USA Today reports that an ingredient in hops, xanthohumol, may help prevent prostate cancer by acting as a testosterone blocker. From the article:
An ingredient of beer may someday help ward off prostate cancer, new animal experiments suggest.
The compound in question, xanthohumol, is found in hops — the bitter flavoring agent in beer — and is known to block the male hormone testosterone, which plays a role in the development of prostate cancer.
"We hope that one day we can demonstrate that xanthohumol prevents prostate cancer development, first in animal models and then in humans, but we are just at the beginning," said lead researcher Clarissa Gerhauser, group leader of cancer chemoprevention in the division of epigenomics and cancer risk factors at the German Cancer Research Center in Heidelberg.
The findings were to be presented Dec. 9 at a conference of the American Association for Cancer Research in Houston.
Xanthohumol is a flavonoid, a group found in many plants, fruits, vegetables and spices.

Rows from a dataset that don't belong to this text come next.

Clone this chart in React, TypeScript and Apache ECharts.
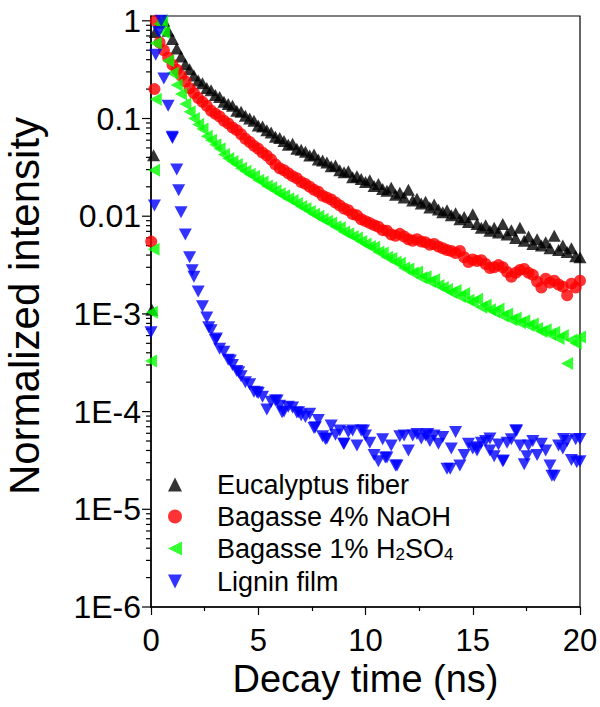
import React, { useEffect, useRef } from "react";
import * as echarts from "echarts";

const seriesNames = ["Eucalyptus fiber", "Bagasse 4% NaOH", "Bagasse 1% H2SO4", "Lignin film"];
const yTickLabels = ["1", "0.1", "0.01", "1E-3", "1E-4", "1E-5", "1E-6"];
const yMajorTicks = [1, 0.1, 0.01, 1e-3, 1e-4, 1e-5, 1e-6];
const yMinorFactors = [2, 3, 4, 5, 6, 7, 8, 9];

// common decay time grid (ns)
const decayT = [
  0.6, 0.8, 1.0, 1.2, 1.4, 1.6, 1.8, 2.0, 2.2, 2.4,
  2.6, 2.8, 3.0, 3.2, 3.4, 3.6, 3.8, 4.0, 4.2, 4.4,
  4.6, 4.8, 5.0, 5.2, 5.4, 5.6, 5.8, 6.0, 6.2, 6.4,
  6.6, 6.8, 7.0, 7.2, 7.4, 7.6, 7.8, 8.0, 8.2, 8.4,
  8.6, 8.8, 9.0, 9.2, 9.4, 9.6, 9.8, 10.0, 10.2, 10.4,
  10.6, 10.8, 11.0, 11.2, 11.4, 11.6, 11.8, 12.0, 12.2, 12.4,
  12.6, 12.8, 13.0, 13.2, 13.4, 13.6, 13.8, 14.0, 14.2, 14.4,
  14.6, 14.8, 15.0, 15.2, 15.4, 15.6, 15.8, 16.0, 16.2, 16.4,
  16.6, 16.8, 17.0, 17.2, 17.4, 17.6, 17.8, 18.0, 18.2, 18.4,
  18.6, 18.8, 19.0, 19.2, 19.4, 19.6, 19.8, 20.0,
];

const blackRiseT = [0.04, 0.12, 0.2, 0.4];
const blackRiseV = [0.0011, 0.042, 0.77, 0.96];
const blackDecay = [
  1.0, 0.79, 0.65, 0.52, 0.43, 0.36, 0.32, 0.275, 0.245, 0.23,
  0.205, 0.195, 0.174, 0.166, 0.148, 0.141, 0.135, 0.12, 0.117, 0.107,
  0.1, 0.095, 0.085, 0.083, 0.076, 0.072, 0.065, 0.063, 0.059, 0.054,
  0.055, 0.049, 0.048, 0.0457, 0.0417, 0.0427, 0.038, 0.0372, 0.0355, 0.0324,
  0.0331, 0.0295, 0.0282, 0.0288, 0.0251, 0.0257, 0.024, 0.0224, 0.0234, 0.0204,
  0.0214, 0.019, 0.0182, 0.0195, 0.0166, 0.0174, 0.0155, 0.0186, 0.0145, 0.0151,
  0.0135, 0.0141, 0.0123, 0.0132, 0.0117, 0.011, 0.0115, 0.0102, 0.0107, 0.0093,
  0.0098, 0.0087, 0.0105, 0.0083, 0.0076, 0.0081, 0.0071, 0.0076, 0.0068, 0.0083,
  0.0065, 0.0072, 0.006, 0.0076, 0.0056, 0.0062, 0.0052, 0.0058, 0.005, 0.0054,
  0.0047, 0.0063, 0.0045, 0.005, 0.0043, 0.0047, 0.0039, 0.0038,
];

const redRiseT = [0.01, 0.16, 0.22, 0.4];
const redRiseV = [0.0055, 0.2, 1.0, 0.6];
const redDecay = [
  0.5, 0.42, 0.355, 0.316, 0.275, 0.24, 0.204, 0.182, 0.162, 0.148,
  0.135, 0.12, 0.112, 0.105, 0.095, 0.089, 0.081, 0.076, 0.069, 0.062,
  0.0575, 0.0525, 0.049, 0.0447, 0.0417, 0.038, 0.0339, 0.031, 0.0295, 0.0275,
  0.0257, 0.0245, 0.0224, 0.0214, 0.02, 0.0186, 0.0178, 0.0162, 0.0155, 0.0148,
  0.0138, 0.0129, 0.012, 0.0115, 0.0105, 0.0102, 0.0093, 0.0089, 0.0085, 0.0081,
  0.0078, 0.0072, 0.0071, 0.0065, 0.0063, 0.0066, 0.0062, 0.0058, 0.0056, 0.0058,
  0.0055, 0.0054, 0.0051, 0.0052, 0.0049, 0.0047, 0.0045, 0.0044, 0.0042, 0.0044,
  0.0038, 0.0034, 0.0036, 0.00347, 0.00355, 0.00324, 0.00295, 0.003, 0.00316, 0.003,
  0.00269, 0.0024, 0.00263, 0.00282, 0.00288, 0.00263, 0.00251, 0.00214, 0.00186, 0.00229,
  0.00209, 0.00219, 0.002, 0.0019, 0.00155, 0.00204, 0.00186, 0.00219,
];

const greenRiseT = [0.0, 0.04, 0.12, 0.14, 0.22, 0.22, 0.4, 0.52];
const greenRiseV = [0.00033, 0.00104, 0.0046, 0.0295, 0.157, 0.59, 0.93, 1.0];
const greenDecay = [
  0.76, 0.39, 0.29, 0.22, 0.178, 0.141, 0.117, 0.1, 0.087, 0.078,
  0.066, 0.06, 0.054, 0.049, 0.0427, 0.039, 0.0363, 0.0339, 0.0309, 0.0288,
  0.0269, 0.0257, 0.0234, 0.0224, 0.0204, 0.0195, 0.0182, 0.017, 0.0162, 0.0151,
  0.0145, 0.0135, 0.0126, 0.012, 0.0112, 0.0105, 0.01, 0.0093, 0.0089, 0.0085,
  0.0078, 0.0076, 0.0069, 0.0066, 0.0062, 0.006, 0.0055, 0.0052, 0.0049, 0.0048,
  0.0043, 0.0042, 0.0038, 0.0037, 0.0034, 0.0033, 0.00295, 0.00288, 0.00263, 0.00269,
  0.00234, 0.0024, 0.00214, 0.00224, 0.00195, 0.00186, 0.00178, 0.00166, 0.00174, 0.00151,
  0.00162, 0.00138, 0.00132, 0.00141, 0.00117, 0.00123, 0.0011, 0.00105, 0.00112, 0.00095,
  0.001, 0.00087, 0.00091, 0.00081, 0.00085, 0.00076, 0.00079, 0.00071, 0.00066, 0.00069,
  0.00062, 0.00065, 0.00056, 0.0006, 0.00031, 0.00054, 0.0005, 0.00058,
];

const blueRiseT = [0.0, 0.16, 0.22, 0.36, 0.48];
const blueRiseV = [0.00065, 0.0129, 0.45, 0.77, 1.0];
const blueDecay = [
  0.257, 0.135, 0.063, 0.03, 0.011, 0.0065, 0.0038, 0.0024, 0.0017, 0.0012,
  0.00092, 0.00068, 0.00054, 0.00044, 0.00041, 0.00034, 0.0003, 0.00026, 0.00023, 0.0002,
  0.00019, 0.00016, 0.000155, 0.000142, 0.000105, 0.000126, 0.00013, 0.000115, 0.0001, 0.000112,
  0.00011, 0.000098, 0.000092, 0.000088, 0.000095, 0.000068, 0.000082, 0.000056, 0.000053, 0.000072,
  0.000058, 0.000064, 0.000047, 0.000062, 0.000064, 0.000045, 0.000064, 0.000057, 0.000048, 0.000036,
  0.000031, 0.000052, 0.000034, 0.000045, 0.000028, 0.000056, 0.000057, 0.00004, 0.000057, 0.000059,
  0.000053, 0.000057, 0.00005, 0.000057, 0.000047, 0.000055, 0.000026, 0.000042, 0.000062, 0.000028,
  0.000036, 0.000047, 0.000042, 0.00004, 0.000048, 0.00005, 0.00004, 0.000035, 0.000046, 0.000031,
  0.000048, 0.000052, 0.000064, 0.000045, 0.000029, 0.000045, 0.00005, 0.000036, 0.000047, 0.00004,
  0.000028, 0.000022, 0.000045, 0.000042, 0.00005, 0.000032, 0.000052, 0.000031,
];
const blueExtraT = [0.99, 1.29, 1.92, 2.69, 3.05, 3.7, 4.09, 4.94, 5.88, 6.11, 6.88, 7.66, 8.13, 8.98, 9.91, 10.92, 11.47, 12.9, 13.95, 15.2, 15.8, 16.43, 17.05, 17.52, 18.69, 19.23, 19.85, 20.0];
const blueExtraV = [0.065, 0.0184, 0.0028, 0.00073, 0.00056, 0.000334, 0.000253, 0.000158, 0.00013, 0.0000986, 0.0000986, 0.0000692, 0.0000525, 0.0000468, 0.000064, 0.000034, 0.000028, 0.000059, 0.000026, 0.0000431, 0.000053, 0.0000315, 0.000064, 0.000035, 0.0000221, 0.0000525, 0.0000303, 0.0000525];

const FONT = "'Liberation Sans', Arial, Helvetica, sans-serif";

const legendIcons = [
  "triangle",
  "circle",
  "path://M0,6 L12,0 L12,12 Z",
  "path://M0,0 L12,0 L6,12 Z",
];

function pairs(ts: number[], vs: number[]) {
  return ts.map((t, i) => [t, vs[i]]);
}

export default function App() {
  const ref = useRef<HTMLDivElement>(null);
  useEffect(() => {
    if (!ref.current) return;
    const chart = echarts.init(ref.current, undefined, { renderer: "svg" });

    const tickData: number[][] = [];
    yMajorTicks.forEach((v) => tickData.push([0, v, 9]));
    yMajorTicks.slice(1).forEach((v) => {
      yMinorFactors.forEach((f) => tickData.push([0, v * f, 5]));
    });

    const sym = { type: "scatter" as const };
    chart.setOption({
      animation: false,
      backgroundColor: "#fff",
      textStyle: { fontFamily: FONT },
      grid: {
        left: 151,
        right: 20,
        top: 16,
        bottom: 100,
        show: true,
        borderColor: "#000",
        borderWidth: 1.2,
        containLabel: false,
        outerBoundsMode: "none",
      },
      legend: {
        data: seriesNames.map((n, i) => ({ name: n, icon: legendIcons[i] })),
        orient: "vertical",
        left: 163,
        top: 466,
        itemWidth: 14,
        itemHeight: 14,
        itemGap: 5,
        selectedMode: false,
        formatter: (name: string) => {
          if (name === "Bagasse 1% H2SO4") return "{n|Bagasse 1% H}{s|2}{n|SO}{s|4}";
          return "{n|" + name + "}";
        },
        textStyle: {
          color: "#000",
          fontFamily: FONT,
          padding: [0, 0, 0, 30],
          rich: {
            n: { fontSize: 27, lineHeight: 29, color: "#000", fontFamily: FONT, verticalAlign: "middle" },
            s: { fontSize: 17, lineHeight: 17, color: "#000", fontFamily: FONT, verticalAlign: "bottom" },
          },
        },
      },
      xAxis: {
        type: "value",
        min: 0,
        max: 20,
        interval: 5,
        name: "Decay time (ns)",
        nameLocation: "middle",
        nameGap: 53,
        nameMoveOverlap: false,
        nameTextStyle: { fontSize: 38, color: "#000", fontFamily: FONT },
        axisLine: { lineStyle: { color: "#000", width: 1.5 } },
        axisTick: { show: true, length: 8, inside: false, lineStyle: { color: "#000", width: 1.2 } },
        minorTick: { show: true, splitNumber: 2, length: 4, lineStyle: { color: "#000", width: 1.2 } },
        axisLabel: { fontSize: 31, color: "#000", margin: 18, fontFamily: FONT },
        splitLine: { show: false },
      },
      yAxis: {
        type: "log",
        logBase: 10,
        min: 1e-6,
        max: 1.12,
        name: "Normalized intensity",
        nameLocation: "middle",
        nameGap: 106,
        nameMoveOverlap: false,
        nameTextStyle: { fontSize: 42, color: "#000", fontFamily: FONT, padding: [0, 0, 0, 11] },
        axisLine: { lineStyle: { color: "#000", width: 1.5 } },
        axisTick: { show: false },
        axisLabel: {
          fontSize: 32,
          color: "#000",
          margin: 10,
          fontFamily: FONT,
          formatter: (v: number) => {
            const e = Math.log10(v);
            if (Math.abs(e - Math.round(e)) > 0.01) return "";
            const idx = -Math.round(e);
            return yTickLabels[idx] ?? "";
          },
        },
        splitLine: { show: false },
      },
      series: [
        {
          ...sym,
          name: seriesNames[0],
          symbol: "triangle",
          symbolSize: [13, 12],
          itemStyle: { color: "#000000" },
          data: [...pairs(blackRiseT, blackRiseV), ...pairs(decayT, blackDecay)],
        },
        {
          ...sym,
          name: seriesNames[1],
          symbol: "circle",
          symbolSize: 12,
          itemStyle: { color: "#ff0000" },
          data: [...pairs(redRiseT, redRiseV), ...pairs(decayT, redDecay)],
        },
        {
          ...sym,
          name: seriesNames[2],
          symbol: "triangle",
          symbolRotate: 90,
          symbolSize: [13, 12],
          itemStyle: { color: "#00ff00" },
          data: [...pairs(greenRiseT, greenRiseV), ...pairs(decayT, greenDecay)],
        },
        {
          ...sym,
          name: seriesNames[3],
          symbol: "triangle",
          symbolRotate: 180,
          symbolSize: [13, 12],
          itemStyle: { color: "#0000ff" },
          data: [
            ...pairs(blueRiseT, blueRiseV),
            ...pairs(decayT, blueDecay),
            ...pairs(blueExtraT, blueExtraV),
          ],
        },
        {
          type: "custom",
          name: "yticks",
          silent: true,
          clip: false,
          data: tickData,
          renderItem: (params: any, api: any) => {
            const p = api.coord([api.value(0), api.value(1)]);
            const len = api.value(2);
            return {
              type: "line",
              shape: { x1: p[0] - len, y1: p[1], x2: p[0], y2: p[1] },
              style: { stroke: "#000", lineWidth: 1.2 },
            };
          },
        },
      ],
    });
    return () => chart.dispose();
  }, []);
  return <div ref={ref} style={{ width: 600, height: 707, position: "absolute", left: 0, top: 0 }} />;
}
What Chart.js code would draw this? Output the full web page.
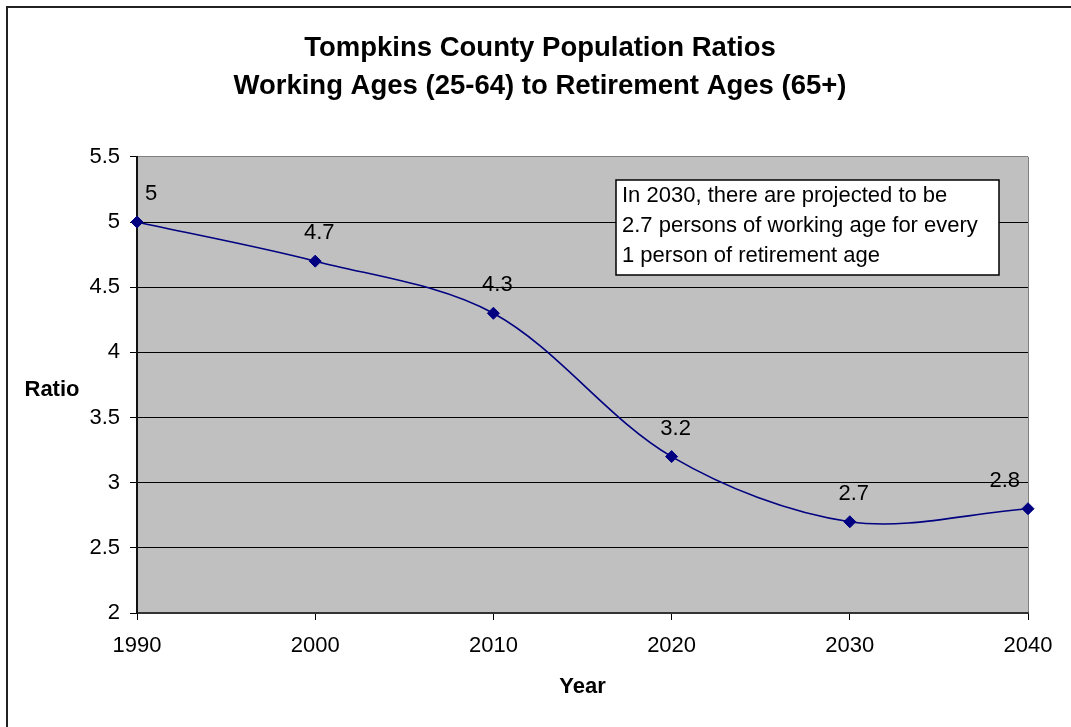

Studies of xanthohumol have shown that it blocks estrogen by binding to its receptor, which may lead to prevention of breast cancer, the researchers say. It's known that estrogen and testosterone receptors react in similar ways.
As always, I bring such good news at perfect moments in which to conduct your own experiments. Quick, run out and get yee to Belmont Station and load up with a crate full of Hopopotamus® and hunker down for the ice storm of the century! Your prostate will thank you (and will probably get a lot of exercise as well as you make many trips to the bathroom - okay, a little too much: getting giddy from the end of the term euphoria).